Rut roh…Sour gas eating Kashagan oil profits
From http://news.yahoo.com/insight-sour-gas- ... nance.html I particularly like the part where they say: "Every corrosion engineer would have looked at that design and, hand on heart, have said it should be fine”. I wonder if those engineers went to the same uni as the ones on the Macondo well as well as the ones that designed the biggest refinery upgrade in US history at the Motiva plant in Port Arthur, Texas, which had to be shut down due to pipe corrosion as soon as they tried to start it up?
Reuters – “A pipeline inspection robot is set to join efforts to discover why the biggest new oilfield in decades is crippled and whether materials, construction methods, a design fault or all three are at the root of the problem. Its arrival at the Kashagan project on the Caspian Sea this week comes after the field's trouble-strewn 13-year, journey towards commercial production took another twist in September as it delivered its first oil but began leaking toxic gas from a processing pipeline. After costing nearly $50 billion, mostly paid by some of the world's top oil companies, Kashagan may now be delayed until 2015, jeopardizing a forecast budget boost for Kazakhstan of $28 billion - about a third - between 2014 and 2016.
Even at modest early rates of production, every day it sits idle costs millions of dollars in lost oil revenue. Industry jokers have nicknamed it 'Cash-All-Gone'. The robot or "intelligent pig" - device was dispatched this week, according to an industry source, to take part in an investigation officials said would last into December at the field, named after Kazakh poet-singer Kashagan Kurzhimanuly. The oil extraction structure has been built on artificial islands about 70 km (40 miles) off the coast in the remote and environmentally hostile northern Caspian Sea, which means fixing the problem may take months.

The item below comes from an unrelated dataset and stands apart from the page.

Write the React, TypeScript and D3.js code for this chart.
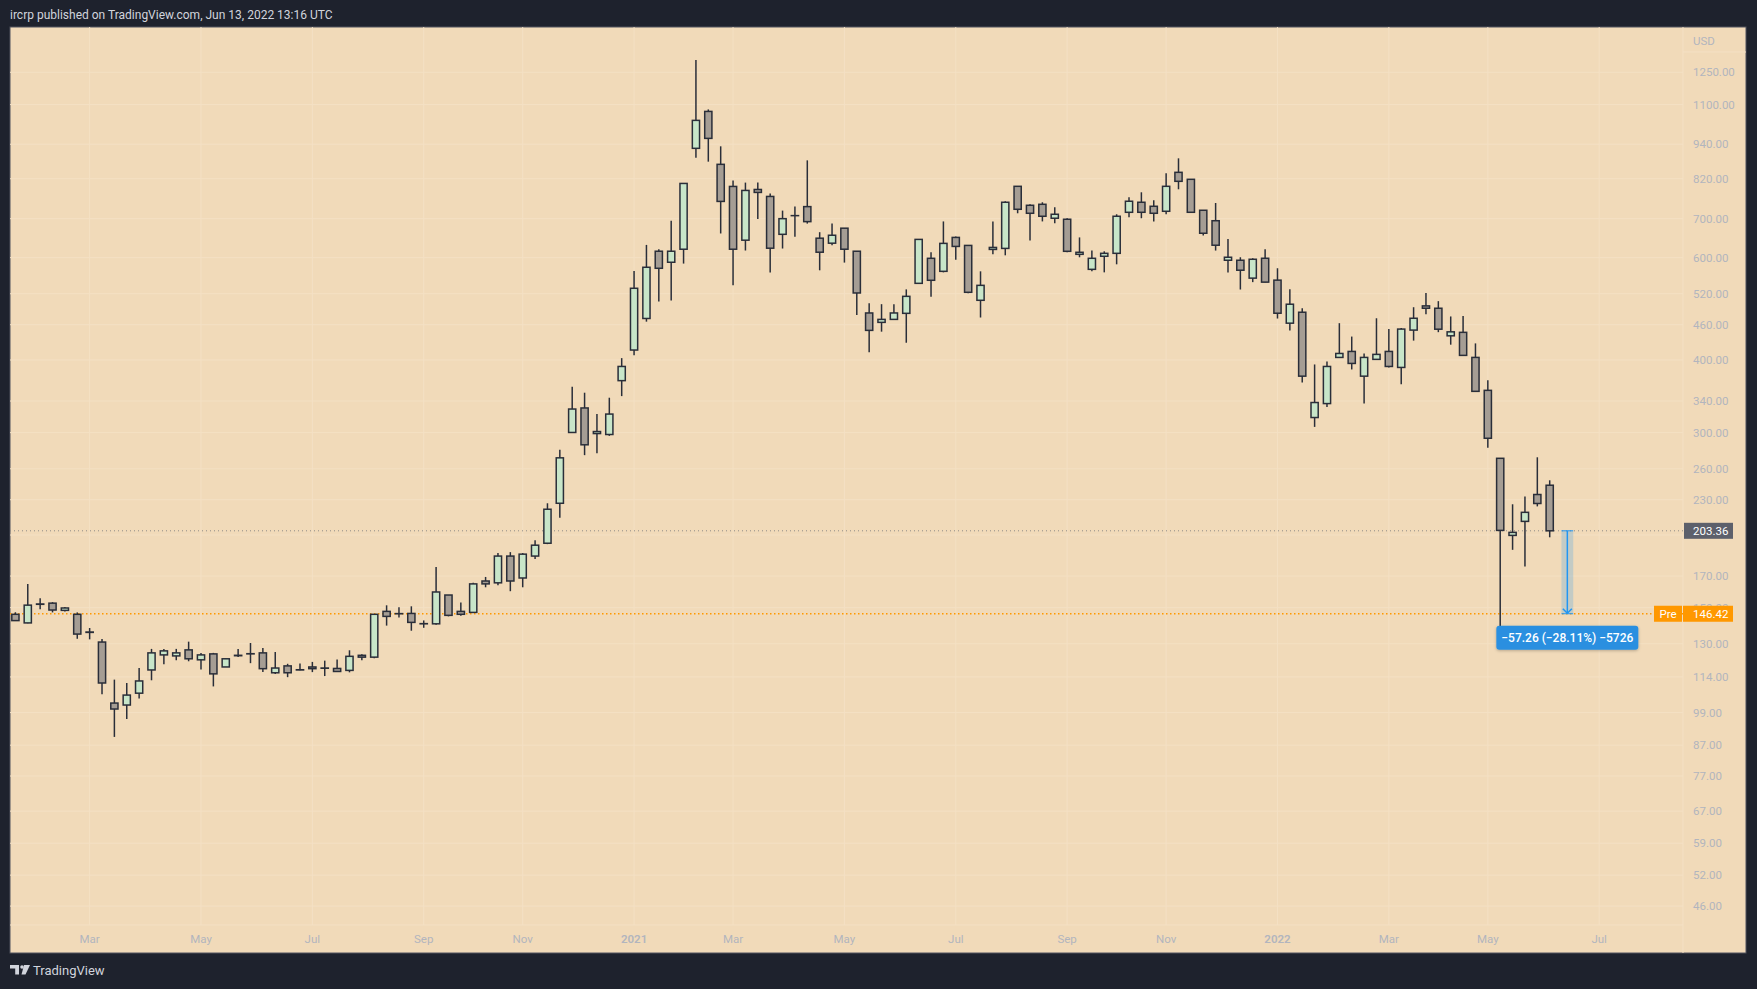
import React from 'react';
import * as d3 from 'd3';

// weekly candles, first bar = week of 20 Jan 2020
const firstWeek = new Date(2020, 0, 20);

const opens = [
  146.1, 141.2, 152.2, 152.7, 148.4, 146.1, 136.2, 130.9, 102.8, 102.0,
  106.9, 117.2, 124.4, 123.9, 126.9, 122.0, 124.9, 118.6, 124.2, 125.0,
  125.4, 115.9, 119.1, 117.3, 118.6, 118.1, 117.9, 117.0, 124.2, 123.3,
  147.8, 146.5, 146.6, 140.8, 140.7, 157.7, 147.8, 147.2, 166.7, 165.5,
  184.0, 168.7, 184.0, 193.6, 226.8, 300.2, 330.8, 298.9, 297.8, 368.6,
  416.1, 471.5, 615.4, 589.1, 620.3, 925.0, 1070.6, 868.2, 795.4, 642.9,
  785.9, 764.5, 658.0, 708.6, 734.3, 648.0, 635.3, 674.2, 615.4, 481.9,
  464.3, 469.8, 481.2, 541.9, 598.4, 568.3, 650.0, 629.7, 506.7, 619.8,
  622.3, 795.8, 738.2, 741.1, 701.3, 698.5, 607.9, 572.8, 603.2, 610.3,
  718.0, 747.1, 735.3, 720.9, 841.1, 818.2, 723.8, 694.4, 593.8, 593.8,
  553.2, 598.5, 548.8, 462.8, 483.3, 318.5, 336.6, 404.1, 413.8, 375.2,
  401.0, 413.8, 388.4, 450.3, 495.6, 491.0, 440.2, 446.3, 404.1, 354.7,
  271.0, 199.7, 211.1, 234.8, 243.6,
];
const highs = [
  147.3, 164.7, 155.7, 153.3, 150.4, 147.2, 138.4, 132.5, 112.8, 111.3,
  118.1, 127.4, 127.4, 127.4, 131.1, 125.4, 125.4, 122.5, 127.4, 130.4,
  127.9, 125.9, 120.1, 120.2, 121.0, 121.6, 122.2, 126.7, 124.7, 146.1,
  151.4, 150.2, 150.8, 142.6, 176.2, 157.7, 153.1, 165.5, 169.4, 186.2,
  186.9, 186.2, 195.9, 226.8, 280.3, 359.9, 351.4, 322.9, 344.5, 403.0,
  569.3, 631.0, 620.3, 694.6, 804.9, 1312.1, 1079.1, 932.4, 814.5, 807.6,
  807.6, 773.7, 722.8, 734.3, 882.0, 663.6, 686.5, 674.2, 615.4, 501.0,
  499.0, 499.0, 529.1, 644.9, 612.8, 692.5, 652.6, 629.7, 568.3, 692.5,
  750.1, 795.8, 741.1, 747.1, 732.4, 701.3, 650.0, 617.3, 615.2, 712.4,
  762.0, 777.2, 753.1, 837.8, 889.1, 818.2, 723.8, 745.0, 646.2, 600.9,
  598.5, 620.2, 575.3, 529.5, 491.0, 393.0, 397.7, 462.8, 438.9, 410.5,
  471.9, 452.1, 453.9, 493.0, 521.3, 505.0, 475.3, 476.1, 427.2, 369.1,
  271.0, 225.9, 233.0, 272.1, 248.4,
];
const lows = [
  142.5, 141.0, 149.0, 147.2, 147.8, 132.6, 132.3, 106.4, 89.9, 96.5,
  104.7, 112.5, 119.9, 121.8, 121.3, 117.4, 109.8, 118.6, 123.4, 120.4,
  116.2, 115.3, 113.9, 117.1, 116.2, 114.4, 116.5, 116.1, 121.8, 122.8,
  139.7, 144.2, 136.9, 138.5, 140.2, 144.9, 145.3, 147.2, 162.6, 163.9,
  160.1, 162.6, 181.8, 192.9, 214.2, 300.2, 274.4, 276.6, 296.2, 346.7,
  407.4, 465.6, 504.3, 506.3, 586.0, 891.3, 877.4, 660.2, 538.0, 617.1,
  699.2, 565.4, 622.0, 652.0, 686.5, 570.6, 630.3, 588.3, 478.1, 412.3,
  447.5, 469.8, 428.3, 541.9, 514.0, 566.0, 595.2, 520.9, 473.3, 607.9,
  605.5, 715.2, 642.4, 692.5, 687.4, 612.8, 600.8, 568.3, 566.0, 584.3,
  704.0, 701.3, 692.5, 712.4, 786.5, 718.0, 654.7, 617.0, 565.5, 528.8,
  544.5, 544.5, 471.4, 449.6, 365.9, 306.9, 332.2, 404.1, 385.3, 336.6,
  401.0, 388.4, 363.5, 431.9, 479.5, 446.6, 425.0, 407.4, 353.3, 282.7,
  134.5, 188.6, 176.6, 224.0, 198.2,
];
const closes = [
  142.5, 151.5, 152.0, 148.6, 149.8, 135.1, 136.0, 111.3, 100.4, 106.1,
  112.2, 125.4, 126.4, 125.4, 122.5, 124.4, 115.4, 122.5, 124.0, 124.9,
  117.8, 118.1, 115.9, 117.2, 117.8, 118.0, 116.5, 123.7, 123.3, 146.1,
  144.9, 146.4, 141.5, 140.7, 159.6, 145.5, 146.1, 164.8, 164.8, 184.0,
  166.7, 185.4, 192.1, 221.5, 271.5, 329.4, 285.9, 301.3, 322.9, 389.9,
  531.4, 577.5, 575.2, 615.4, 804.9, 1033.3, 962.2, 749.6, 620.3, 782.9,
  776.8, 622.8, 700.1, 708.5, 691.9, 613.0, 655.6, 620.3, 521.6, 449.8,
  469.8, 481.9, 514.7, 644.9, 548.5, 634.8, 627.2, 523.0, 537.6, 624.7,
  747.1, 726.6, 715.2, 706.8, 712.4, 615.2, 612.8, 598.4, 610.3, 706.8,
  750.1, 718.0, 715.2, 795.8, 811.7, 718.0, 660.8, 630.2, 600.9, 570.8,
  596.1, 544.5, 481.4, 498.9, 375.2, 338.0, 389.9, 410.5, 394.6, 404.1,
  409.0, 389.9, 452.1, 471.9, 491.0, 451.9, 447.2, 407.4, 353.3, 293.4,
  203.7, 202.1, 218.8, 226.6, 203.36,
];

// 200.00 sits under the last-price label, so only its grid line shows
const priceTicks = [1250, 1100, 940, 820, 700, 600, 520, 460, 400, 340, 300, 260, 230, 170, 150, 130, 114, 99, 87, 77, 67, 59, 52, 46];
const gridOnlyTicks = [200];

const timeTicks = [
  { date: new Date(2020, 2, 2), label: 'Mar' },
  { date: new Date(2020, 4, 4), label: 'May' },
  { date: new Date(2020, 6, 6), label: 'Jul' },
  { date: new Date(2020, 8, 7), label: 'Sep' },
  { date: new Date(2020, 10, 2), label: 'Nov' },
  { date: new Date(2021, 0, 4), label: '2021' },
  { date: new Date(2021, 2, 1), label: 'Mar' },
  { date: new Date(2021, 4, 3), label: 'May' },
  { date: new Date(2021, 6, 5), label: 'Jul' },
  { date: new Date(2021, 8, 6), label: 'Sep' },
  { date: new Date(2021, 10, 1), label: 'Nov' },
  { date: new Date(2022, 0, 3), label: '2022' },
  { date: new Date(2022, 2, 7), label: 'Mar' },
  { date: new Date(2022, 4, 2), label: 'May' },
  { date: new Date(2022, 6, 4), label: 'Jul' },
];

const lastPrice = 203.36;
const prePrice = 146.42;
const measureText = '\u221257.26 (\u221228.11%) \u22125726';

const W = 1757;
const H = 989;
const panel = { left: 10, top: 27, right: 1746, bottom: 953 };
const axisX = 1683;
const axisY = 925;

const bg = '#f1dab9';
const grid = '#f4e0c4';
const ink = '#2a2e39';
const bull = '#c8e6c9';
const bear = '#a59d94';
const axisText = '#b2b5be';
const font = 'Roboto, "Liberation Sans", sans-serif';

export default function App() {
  const x = d3.scaleLinear().domain([0, 124]).range([15.4, 1549.7]);
  const y = d3.scaleLog().domain([46, 1250]).range([906.1, 72.3]);
  const weekIndex = (d: Date) => d3.timeMonday.count(firstWeek, d);

  const bodyW = 7.2;
  const candles = closes.map((c, i) => {
    const o = opens[i];
    const yo = y(o);
    const yc = y(c);
    const top = Math.min(yo, yc);
    const h = Math.abs(yo - yc);
    return (
      <g key={i}>
        <line x1={x(i)} x2={x(i)} y1={y(highs[i])} y2={y(lows[i])} stroke={ink} strokeWidth={1.5} />
        <rect x={x(i) - bodyW / 2} y={top} width={bodyW} height={Math.max(h, 0.01)}
          fill={c >= o ? bull : bear} stroke={ink} strokeWidth={1.5} />
      </g>
    );
  });

  const yLast = y(lastPrice);
  const yPre = y(prePrice);
  const mx0 = x(124.95);
  const mx1 = x(125.9);
  const mcx = (mx0 + mx1) / 2;

  return (
    <div style={{ position: 'fixed', left: 0, top: 0, width: W, height: H }}>
      <svg width={W} height={H} style={{ display: 'block', fontFamily: font }}>
        <defs>
          <clipPath id="plot">
            <rect x={panel.left} y={panel.top} width={axisX - panel.left} height={axisY - panel.top} />
          </clipPath>
          <filter id="shadow" x="-10%" y="-30%" width="120%" height="160%">
            <feDropShadow dx="0" dy="1" stdDeviation="1.5" floodColor="#000" floodOpacity="0.25" />
          </filter>
        </defs>
        <rect width={W} height={H} fill="#1e222d" />
        <text x={10} y={19} fill="#d1d4dc" fontSize={12}>
          ircrp published on TradingView.com, Jun 13, 2022 13:16 UTC
        </text>

        <rect x={panel.left} y={panel.top} width={panel.right - panel.left} height={panel.bottom - panel.top}
          fill={bg} stroke="#50535e" strokeWidth={1} />

        {/* grid */}
        <g stroke={grid} strokeWidth={1}>
          {priceTicks.concat(gridOnlyTicks).map((p) => (
            <line key={p} x1={panel.left} x2={axisX} y1={y(p)} y2={y(p)} />
          ))}
          {timeTicks.map((t, i) => (
            <line key={i} x1={x(weekIndex(t.date))} x2={x(weekIndex(t.date))} y1={panel.top} y2={axisY} />
          ))}
          <line x1={axisX} x2={axisX} y1={panel.top} y2={panel.bottom} />
          <line x1={panel.left} x2={axisX} y1={axisY} y2={axisY} />
          <line x1={axisX} x2={panel.right} y1={52} y2={52} />
        </g>

        <g clipPath="url(#plot)">
          <line x1={panel.left} x2={axisX} y1={yLast} y2={yLast} stroke="#8d8a86" strokeWidth={1} strokeDasharray="1 3" />
          <line x1={panel.left} x2={axisX} y1={yPre} y2={yPre} stroke="#ff9800" strokeWidth={1.3} strokeDasharray="1.5 2.5" />
          {candles}

          {/* measure tool */}
          <rect x={mx0} y={yLast} width={mx1 - mx0} height={yPre - yLast} fill="#2196f3" fillOpacity={0.22} />
          <line x1={mx0} x2={mx1} y1={yLast} y2={yLast} stroke="#2196f3" strokeWidth={1} />
          <line x1={mx0} x2={mx1} y1={yPre} y2={yPre} stroke="#2196f3" strokeWidth={1} />
          <line x1={mcx} x2={mcx} y1={yLast} y2={yPre} stroke="#2196f3" strokeWidth={1.5} />
          <path d={`M${mcx - 4.5},${yPre - 5} L${mcx},${yPre - 0.5} L${mcx + 4.5},${yPre - 5}`}
            fill="none" stroke="#2196f3" strokeWidth={1.5} />
        </g>

        <g filter="url(#shadow)">
          <rect x={mcx - 71} y={yPre + 12} width={142} height={24} rx={3} fill="#2a8fe0" />
        </g>
        <text x={mcx} y={yPre + 28.5} textAnchor="middle" fill="#fff" fontSize={12} fontWeight={500}>
          {measureText}
        </text>

        {/* price axis */}
        <text x={1693} y={45} fill={axisText} fontSize={11.5}>USD</text>
        {priceTicks.map((p) => (
          <text key={p} x={1693} y={y(p) + 4} fill={axisText} fontSize={11.5}>{p.toFixed(2)}</text>
        ))}

        <rect x={1684} y={yLast - 8} width={49} height={16} fill="#5d606b" />
        <text x={1693} y={yLast + 4} fill="#fff" fontSize={11.5}>{lastPrice.toFixed(2)}</text>

        <rect x={1654} y={yPre - 8} width={28} height={16} fill="#ff9800" />
        <text x={1668} y={yPre + 4} textAnchor="middle" fill="#fff" fontSize={11.5}>Pre</text>
        <rect x={1683} y={yPre - 8} width={50} height={16} fill="#ff9800" />
        <text x={1693} y={yPre + 4} fill="#fff" fontSize={11.5}>{prePrice.toFixed(2)}</text>

        {/* time axis */}
        {timeTicks.map((t, i) => (
          <text key={i} x={x(weekIndex(t.date))} y={943} textAnchor="middle" fill={axisText}
            fontSize={11.5} fontWeight={t.label.length === 4 ? 600 : 400}>{t.label}</text>
        ))}

        {/* footer logo */}
        <g fill="#d1d4dc">
          <path d="M10,965 h9 v9.5 h-3.8 v-6 h-5.2 z" />
          <circle cx={22} cy={967} r={1.8} />
          <path d="M24,965 h6 l-4.5,9.5 h-4 z" />
        </g>
        <text x={33} y={974.5} fill="#d1d4dc" fontSize={13}>TradingView</text>
      </svg>
    </div>
  );
}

The Central Asian former Soviet state hopes the field will produce 1.66 million barrels a day at its peak, double the national oil output of 2012, and equivalent to the entire production of resource-rich Angola. But the location, high reservoir pressure, and other challenges such as high levels of corrosive and poisonous hydrogen sulphide associated with the crude oil have proved to be major difficulties.
The project is years late and billions of dollars over budget already. With output at just 70,000 barrels a day, it sprang leaks in a pipeline carrying the associated gas to an onshore processing plant. According to a senior executive at a large oil company with knowledge of the site, the leaks were most likely caused when the hydrogen sulphide - known in the industry as sour gas - ate through the pipeline. This could be because the metallurgy of the pipes has turned out to be wrong for the conditions, while welds could also be part of the problem, he said.
Some in the industry say the pipes might have deteriorated after being left in the open for an extended period during the long delays the project has experienced, making them more vulnerable to attack from the sour gas. Others rejected this explanation, saying the pipes are designed for just such exposure.
Doubt was also thrown on whether the welds could be the trouble. Unlike the reservoir itself, which is at very high pressure, the gas that comes off the crude as it reaches the surface is carried at low pressure to the processing plant. Whatever the cause, a shutdown for a leak just two weeks after startup on September 11 was followed by a second leak and interruption in October, backing the view expressed by the head of one project partner Total this week when he said: "It's more than just repairing pipes." Smith, the managing director of Wood Group's asset integrity division also said that from what she knows of the project, it used the right specifications for the job. "Every corrosion engineer would have looked at that design and, hand on heart, have said it should be fine," she said.”